Digital trust has been increasingly eroded by cyber attacks, data breaches and a disconnect between technology and society.
Technology is the engine of economic growth yet digital trust failures threaten to undermine confidence in business and industry’s ability to securely manage personal and commercial information, with trust issues now accelerating a growing disconnect between tech users and the companies that provide vital products and services.
According to Edelman’s annual trust barometer, on average 73 per cent of global respondents worry about their data privacy and 65 per cent worry that tech will make it impossible to know if what people are seeing or hearing is real.
Innovation has powered trust in technology for years.
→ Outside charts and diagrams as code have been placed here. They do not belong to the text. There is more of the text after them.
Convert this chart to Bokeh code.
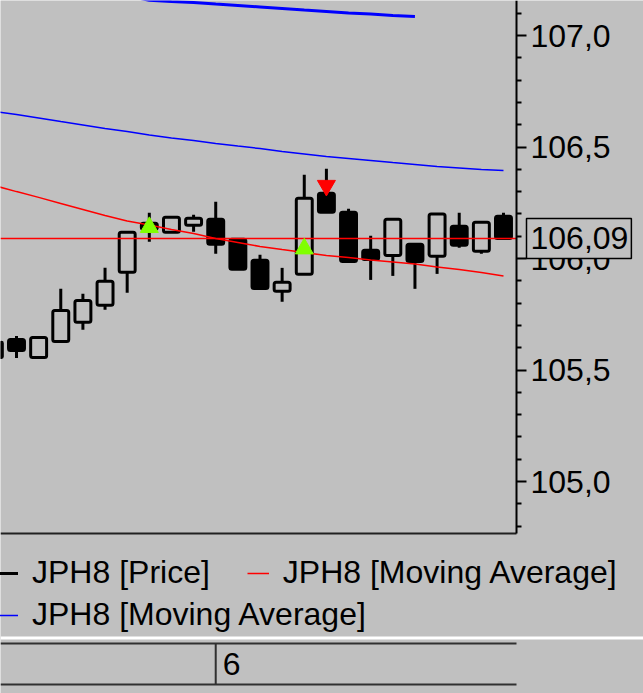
from bokeh.plotting import figure
from bokeh.models import (Range1d, FixedTicker, Legend, LegendItem, Label, Span,
                          ColumnDataSource, LinearAxis)
from bokeh.embed import file_html
from bokeh.resources import INLINE
from bokeh.core.properties import value

# ---------------- data ----------------
bar_index = list(range(24))
opens  = [105.556, 105.637, 105.556, 105.628, 105.714, 105.790, 105.938, 106.158,
          106.118, 106.149, 106.176, 106.086, 105.992, 105.853, 105.929, 106.293,
          106.207, 106.037, 106.014, 106.064, 106.010, 106.145, 106.032, 106.189]
highs  = [105.624, 105.653, 105.646, 105.864, 105.842, 105.958, 106.118, 106.205,
          106.185, 106.196, 106.255, 106.086, 106.017, 105.958, 106.376, 106.403,
          106.223, 106.102, 106.176, 106.064, 106.199, 106.205, 106.163, 106.205]
lows   = [105.556, 105.554, 105.556, 105.628, 105.680, 105.770, 105.846, 106.075,
          106.118, 106.120, 106.021, 105.952, 105.866, 105.806, 105.929, 106.207,
          105.987, 105.904, 105.922, 105.864, 105.931, 106.048, 106.021, 106.090]
closes = [105.624, 105.588, 105.646, 105.767, 105.812, 105.898, 106.118, 106.131,
          106.185, 106.181, 106.064, 105.952, 105.866, 105.893, 106.270, 106.207,
          105.987, 105.996, 106.176, 105.987, 106.199, 106.059, 106.163, 106.090]

ma_red = [106.327, 106.300, 106.274, 106.247, 106.220, 106.193, 106.168, 106.150,
          106.130, 106.112, 106.090, 106.072, 106.054, 106.040, 106.027, 106.013,
          106.004, 105.993, 105.984, 105.975, 105.962, 105.951, 105.937, 105.922]
ma_blue = [106.659, 106.646, 106.630, 106.614, 106.599, 106.583, 106.570, 106.554,
           106.540, 106.529, 106.516, 106.504, 106.493, 106.480, 106.469, 106.457,
           106.448, 106.439, 106.430, 106.422, 106.413, 106.406, 106.399, 106.395]
ma_blue_upper_index = list(range(6, 20))
ma_blue_upper = [107.178, 107.158, 107.152, 107.148, 107.141, 107.135, 107.128,
                 107.121, 107.114, 107.108, 107.101, 107.096, 107.090, 107.085]

buy_index = [7, 14]
buy_price = [106.140, 106.044]
sell_index = [15]
sell_price = [106.327]

y_ticks = [105.0, 105.5, 106.0, 106.5, 107.0]
y_tick_labels = ["105,0", "105,5", "106,0", "106,5", "107,0"]
y_minor_ticks = [104.8, 104.9, 105.1, 105.2, 105.3, 105.4, 105.6, 105.7, 105.8,
                 105.9, 106.1, 106.2, 106.3, 106.4, 106.6, 106.7, 106.8, 106.9, 107.1]

series_names = ["JPH8 [Price]", "JPH8 [Moving Average]", "JPH8 [Moving Average]"]
day_labels = ["6"]
day_start_index = [10]

# ---------------- layout / style ----------------
BG = "#C0C0C0"
FONT = "Liberation Sans"
FS = "32px"
W, H = 643, 693
PX_PER_BAR = 22.136          # horizontal pixels per bar
PX_PER_UNIT = 223.0          # vertical pixels per price unit
X_START = 1 - 16 / PX_PER_BAR
Y_TOP = 107.0 + 35 / PX_PER_UNIT


def px(sx):   # screen x (pixels from left) -> bar coordinate
    return X_START + sx / PX_PER_BAR


def py(sy):   # screen y (pixels from top) -> price coordinate
    return Y_TOP - sy / PX_PER_UNIT


X_AXIS = px(516)      # right edge of the price pane
Y_PANE_BOTTOM = py(533)

up = [c >= o for o, c in zip(opens, closes)]
src = ColumnDataSource(dict(
    x=bar_index, high=highs, low=lows,
    top=[max(o, c) for o, c in zip(opens, closes)],
    bottom=[min(o, c) for o, c in zip(opens, closes)],
    fill=[BG if u else "black" for u in up],
))

p = figure(width=W, height=H,
           x_range=Range1d(X_START, px(W)), y_range=Range1d(py(H), Y_TOP),
           x_axis_type=None, y_axis_type=None,
           toolbar_location=None, output_backend="svg", min_border=0,
           background_fill_color=BG, border_fill_color=BG, outline_line_color=None)

# price axis (right side of pane)
ya = LinearAxis(fixed_location=X_AXIS, bounds=(Y_PANE_BOTTOM, Y_TOP),
                ticker=FixedTicker(ticks=y_ticks, minor_ticks=y_minor_ticks),
                major_label_overrides=dict(zip(y_ticks, y_tick_labels)),
                major_label_text_font=FONT, major_label_text_font_size=FS,
                major_label_text_color="black", major_label_standoff=4,
                axis_line_color="black", axis_line_width=2,
                major_tick_line_color="black", major_tick_line_width=2,
                minor_tick_line_color="black", minor_tick_line_width=2,
                major_tick_out=10, major_tick_in=0, minor_tick_out=5, minor_tick_in=0)
p.add_layout(ya, "right")

# bottom border of the price pane
xa = LinearAxis(fixed_location=Y_PANE_BOTTOM, bounds=(X_START, X_AXIS),
                ticker=FixedTicker(ticks=[]),
                major_tick_line_color=None, minor_tick_line_color=None,
                major_label_text_font_size="0px",
                axis_line_color="#202020", axis_line_width=2)
p.add_layout(xa, "below")

wick = p.segment(x0="x", y0="high", x1="x", y1="low", source=src,
                 line_color="black", line_width=3)
body_kw = dict(x="x", width=0.72, top="top", bottom="bottom", source=src,
               fill_color="fill", line_color="black", line_width=3)
try:
    p.vbar(border_radius=2, **body_kw)
except Exception:
    p.vbar(**body_kw)

p.line(ma_blue_upper_index, ma_blue_upper, line_color="#0000FF", line_width=3)
blue = p.line(bar_index, ma_blue, line_color="#0000FF", line_width=1.5)
red = p.line(bar_index, ma_red, line_color="#FF0000", line_width=1.5)
p.segment(x0=[X_START], y0=[closes[-1]], x1=[X_AXIS], y1=[closes[-1]],
          line_color="#FF0000", line_width=1.5)

p.scatter(buy_index, buy_price, marker="triangle", size=18,
          fill_color="#80FF00", line_color="#80FF00")
p.scatter(sell_index, sell_price, marker="inverted_triangle", size=18,
          fill_color="#FF0000", line_color="#FF0000")

label_kw = dict(x=526, x_units="screen", y=closes[-1], y_units="data",
                text=f"{closes[-1]:.2f}".replace(".", ","),
                text_font=FONT, text_font_size=FS, text_color="black",
                text_align="left", text_baseline="middle",
                border_line_color="black", border_line_width=1.5,
                background_fill_color=BG)
try:
    last_label = Label(padding=dict(left=4, right=3, top=9, bottom=9), **label_kw)
except Exception:
    last_label = Label(padding=4, **label_kw)
p.add_layout(last_label)

leg_kw = dict(orientation="horizontal", glyph_width=22, glyph_height=36, label_height=36,
              label_standoff=14, padding=0, margin=0, spacing=37,
              border_line_color=None, background_fill_alpha=0,
              label_text_font=FONT, label_text_font_size=FS, label_text_color="black")
leg1 = Legend(items=[LegendItem(label=series_names[0], renderers=[wick]),
                     LegendItem(label=series_names[1], renderers=[red])],
              location=(-4, H - 591), **leg_kw)
leg2 = Legend(items=[LegendItem(label=series_names[2], renderers=[blue])],
              location=(-4, H - 633), **leg_kw)
p.add_layout(leg1)
p.add_layout(leg2)

# ---------------- status bar ----------------
p.add_layout(Span(location=py(637.5), dimension="width", line_color="white", line_width=3))
p.segment(x0=[X_START, X_START], y0=[py(643), py(684)], x1=[X_AXIS, X_AXIS],
          y1=[py(643), py(684)], line_color="#303030", line_width=2)
p.segment(x0=day_start_index, y0=[py(643)] * len(day_start_index),
          x1=day_start_index, y1=[py(684)] * len(day_start_index),
          line_color="#303030", line_width=2)
p.text(x=day_start_index, y=[py(663.5)] * len(day_labels), text=day_labels, x_offset=7,
       text_align="left", text_baseline="middle", text_font=value(FONT),
       text_font_size=FS, text_color="black")

open("out.html", "w").write(file_html(p, INLINE))
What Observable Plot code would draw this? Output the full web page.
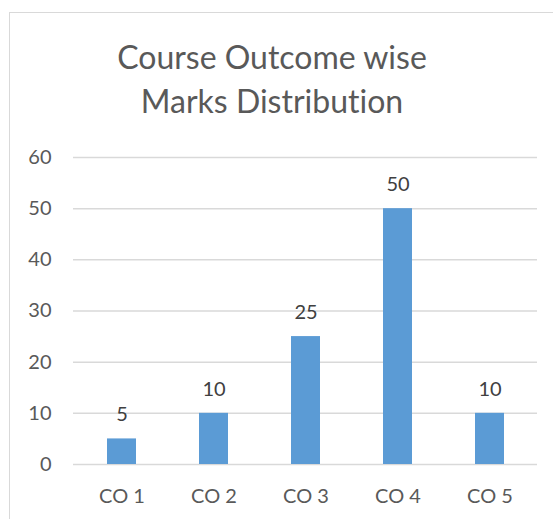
<!DOCTYPE html>
<html>
<head>
<meta charset="utf-8">
<script src="https://cdn.jsdelivr.net/npm/d3@7"></script>
<script src="https://cdn.jsdelivr.net/npm/@observablehq/plot@0.6"></script>
<style>
  html, body { margin: 0; padding: 0; background: #fff; }
  #wrap { position: relative; width: 553px; height: 519px; overflow: hidden; font-family: Lato, "Open Sans", sans-serif; font-variant-ligatures: none; }
  #frame { position: absolute; left: 9px; top: 12px; width: 600px; height: 600px; border-top: 1.5px solid #d9d9d9; border-left: 1.5px solid #d9d9d9; box-sizing: border-box; }
  #title { position: absolute; left: 0; top: 35px; width: 544px; text-align: center; font-size: 32px; line-height: 44px; color: #595959; }
  #chart { position: absolute; left: 0; top: 130px; }
  #chart svg text { font-variant-ligatures: none; }
</style>
</head>
<body>
<div id="wrap">
  <div id="frame"></div>
  <div id="title">Course Outcome wise<br>Marks Distribution</div>
  <div id="chart"></div>
</div>
<script>
const categories = ["CO 1", "CO 2", "CO 3", "CO 4", "CO 5"];
const marks = [5, 10, 25, 50, 10];
const yTicks = [0, 10, 20, 30, 40, 50, 60];

const data = categories.map((c, i) => ({co: c, marks: marks[i]}));

const chart = Plot.plot({
  width: 553,
  height: 389,
  marginTop: 27,
  marginBottom: 55,
  marginLeft: 73,
  marginRight: 16,
  style: {fontFamily: "Lato, 'Open Sans', sans-serif", fontSize: "20px", color: "#595959", background: "transparent"},
  x: {domain: categories, paddingInner: 0.69, paddingOuter: 0.345, label: null},
  y: {domain: [0, 60], label: null},
  marks: [
    Plot.ruleY(yTicks, {stroke: "#d9d9d9", strokeWidth: 1.5}),
    Plot.barY(data, {x: "co", y: "marks", fill: "#5b9bd5"}),
    Plot.text(data, {x: "co", y: "marks", text: d => String(d.marks), dy: -24, fill: "#404040", fontSize: 20}),
    Plot.axisY({ticks: yTicks, tickSize: 0, tickPadding: 22, fontSize: 20, label: null}),
    Plot.axisX({tickSize: 0, tickPadding: 24, fontSize: 20, label: null})
  ]
});
document.getElementById("chart").appendChild(chart);
</script>
</body>
</html>
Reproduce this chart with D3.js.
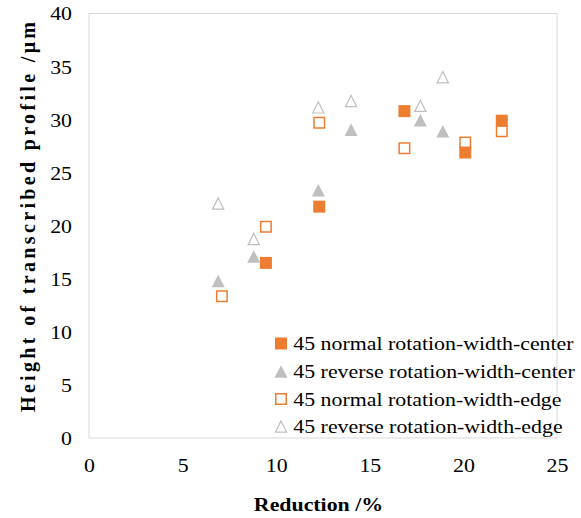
<!DOCTYPE html>
<html>
<head>
<meta charset="utf-8">
<script src="https://cdn.jsdelivr.net/npm/d3@7/dist/d3.min.js"></script>
<style>
  html, body { margin: 0; padding: 0; background: #fff; }
  svg text { font-family: "Liberation Serif", "Times New Roman", serif; fill: #000; }
</style>
</head>
<body>
<svg id="chart" width="581" height="518"></svg>
<script>
// Reduction (%) vs. height of transcribed profile (µm), four measurement series
const normalCenterX = [9.45, 16.85, 20.1, 22.05, 12.3];
const normalCenterY = [16.5, 30.8, 26.9, 29.9, 21.8];

const reverseCenterX = [6.9, 8.8, 12.25, 14.0, 17.7, 18.9];
const reverseCenterY = [14.8, 17.1, 23.35, 29.05, 29.95, 28.9];

const normalEdgeX = [7.1, 9.45, 12.3, 16.85, 20.1, 22.05];
const normalEdgeY = [13.35, 19.9, 29.7, 27.3, 27.85, 28.9];

const reverseEdgeX = [6.9, 8.8, 12.25, 14.0, 17.7, 18.9];
const reverseEdgeY = [22.1, 18.75, 31.15, 31.75, 31.3, 34.0];

const seriesNames = [
  "45 normal rotation-width-center",
  "45 reverse rotation-width-center",
  "45 normal rotation-width-edge",
  "45 reverse rotation-width-edge"
];

const xTicks = [0, 5, 10, 15, 20, 25];
const yTicks = [0, 5, 10, 15, 20, 25, 30, 35, 40];

const ORANGE = "#ED7D31";
const GRAY = "#BFBFBF";
const FONT = 19;
const STRETCH = 1.15; // horizontal widening of the serif text

const svg = d3.select("#chart");

const x = d3.scaleLinear().domain([0, 25]).range([89, 557]);
const y = d3.scaleLinear().domain([0, 40]).range([438, 13.5]);

// plot frame
svg.append("rect")
  .attr("x", x(0)).attr("y", y(40))
  .attr("width", x(25) - x(0)).attr("height", y(0) - y(40))
  .attr("fill", "none").attr("stroke", "#d9d9d9").attr("stroke-width", 1);

// widen a text element horizontally about its anchor point
function widen(sel, ax, ay) {
  sel.attr("transform", function () {
    const base = d3.select(this).attr("transform") || "";
    return `${base} translate(${ax},${ay}) scale(${STRETCH},1) translate(${-ax},${-ay})`;
  });
}

// y axis labels
const yAxis = d3.axisLeft(y).tickValues(yTicks).tickSize(0).tickPadding(0);
const gy = svg.append("g").attr("transform", "translate(72,0)").call(yAxis);
gy.select(".domain").remove();
gy.selectAll("text")
  .attr("font-size", FONT).attr("font-family", "Liberation Serif").attr("fill", "#000")
  .attr("dy", "0.34em")
  .attr("transform", `scale(${STRETCH},1)`)
  .attr("x", 0);

// x axis labels
const xAxis = d3.axisBottom(x).tickValues(xTicks).tickSize(0).tickPadding(0);
const gx = svg.append("g").attr("transform", "translate(0,471.5)").call(xAxis);
gx.select(".domain").remove();
gx.selectAll("text")
  .attr("font-size", FONT).attr("font-family", "Liberation Serif").attr("fill", "#000")
  .attr("dy", 0)
  .attr("transform", `scale(${STRETCH},1)`);

// axis titles
svg.append("text")
  .attr("x", 318.5).attr("y", 511.5)
  .attr("text-anchor", "middle").attr("font-size", FONT).attr("font-weight", "bold")
  .text("Reduction /%")
  .call(widen, 318.5, 511.5);

svg.append("text")
  .attr("transform", "translate(35,217) rotate(-90)")
  .attr("text-anchor", "middle").attr("font-size", 20).attr("font-weight", "bold")
  .attr("textLength", 390).attr("lengthAdjust", "spacing")
  .text("Height of transcribed  profile /μm");

// marker symbols: squares from d3, triangles with explicit width/height
function trianglePath(w, h) {
  const p = d3.path();
  p.moveTo(0, -h / 2);
  p.lineTo(w / 2, h / 2);
  p.lineTo(-w / 2, h / 2);
  p.closePath();
  return p.toString();
}
const squareFilled = d3.symbol().type(d3.symbolSquare).size(144)();
const squareOpen = d3.symbol().type(d3.symbolSquare).size(110)();
const triFilled = trianglePath(13, 12.5);
const triOpen = trianglePath(11.2, 11.2);

function styleMarker(sel, kind) {
  if (kind === "sqFill") {
    sel.attr("d", squareFilled).attr("fill", ORANGE);
  } else if (kind === "sqOpen") {
    sel.attr("d", squareOpen).attr("fill", "#fff").attr("stroke", ORANGE).attr("stroke-width", 1.5);
  } else if (kind === "triFill") {
    sel.attr("d", triFilled).attr("fill", GRAY);
  } else {
    sel.attr("d", triOpen).attr("fill", "#fff").attr("stroke", GRAY).attr("stroke-width", 1.2);
  }
}

function drawSeries(xs, ys, kind) {
  const data = xs.map((v, i) => [v, ys[i]]);
  svg.append("g").selectAll("path").data(data).join("path")
    .attr("transform", d => `translate(${x(d[0])},${y(d[1])})`)
    .call(styleMarker, kind);
}

const kinds = ["sqFill", "triFill", "sqOpen", "triOpen"];
drawSeries(reverseEdgeX, reverseEdgeY, "triOpen");
drawSeries(normalEdgeX, normalEdgeY, "sqOpen");
drawSeries(reverseCenterX, reverseCenterY, "triFill");
drawSeries(normalCenterX, normalCenterY, "sqFill");

// legend
const legend = svg.append("g");
const legendY = [343.5, 371.5, 399, 426.5];
seriesNames.forEach((name, i) => {
  const row = legend.append("g").attr("transform", `translate(0,${legendY[i]})`);
  row.append("path").attr("transform", "translate(281,0)").call(styleMarker, kinds[i]);
  row.append("text").attr("x", 293.3).attr("y", 0).attr("dy", "0.35em")
    .attr("font-size", FONT).text(name)
    .call(widen, 293.3, 0);
});
</script>
</body>
</html>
But cracks are starting to show as geopolitics prove inescapable, developing and developed markets drift apart and the tech sector’s executive leadership appears to be disconnected from the public.
In developed markets, only 44 per cent say that tech companies are led by people who genuinely care about the welfare of people and society, and less than 4 in 10 globally say that CEOs are doing well on using their power to benefit society rather than indulge in their own personal fantasies.
The PWC Global Digital Trust Insights survey offers the C-suite a guide to building digital trust by simplifying cyber with intention. It focuses on four questions that tend to get short shrift but, if properly considered, can yield significant dividends.
These questions may surprise and even challenge because, in a survey about data trust, they aren’t technology-centred. Tech, in itself, is not the answer to simplified security. The focus, instead, is on working together as a unified whole from the tech stack to the board room starting at the top with the CEO. Data security is a concern for the entire business, in every function and for every employee.
How can CEOs make a difference to your organisation? Is your organisation too complex to secure? How do you know if you’re securing your organisation against the most important risks to your business? How well do you know your third-party and supply chain risks?
Strategists and technologists have touted the potential of digital business models to boost business ten-fold, a Holy Grail promise of exponential returns on digital investments.
Here are the four key elements to realising your full cyber potential, as exemplified by most advanced and most improved organisations, who employ them all.
Principle: the CEO must articulate an explicit, unambiguous foundational principle establishing security and privacy as a business imperative.
People: hire the right leader, and let CISO and security teams connect with the business teams. Your people can be vanguards of simplification even as you build “good complexity” in the business.
Prioritisation: your risks continually change as your digital ambitions rise. Use data and intelligence to measure your risks continually, as well.
Perception: you can’t secure what you can’t see. Uncover blind spots in your relationships and supply chains.
Guy Hanson, VP of customer engagement at Validity believes that following basic best practices can ensure maintenance of digital trust. Key steps such as compliance with data protection law, by only collecting data that is absolutely necessary and deleting data that they no longer plan to use, will ensure that an organisation complies with regulations such as GDPR. Transparency is another key element as customers should know how their data is being used and who is using it. Training of data governance teams will underpin data security so employees are trained to correctly respond to SAR requests.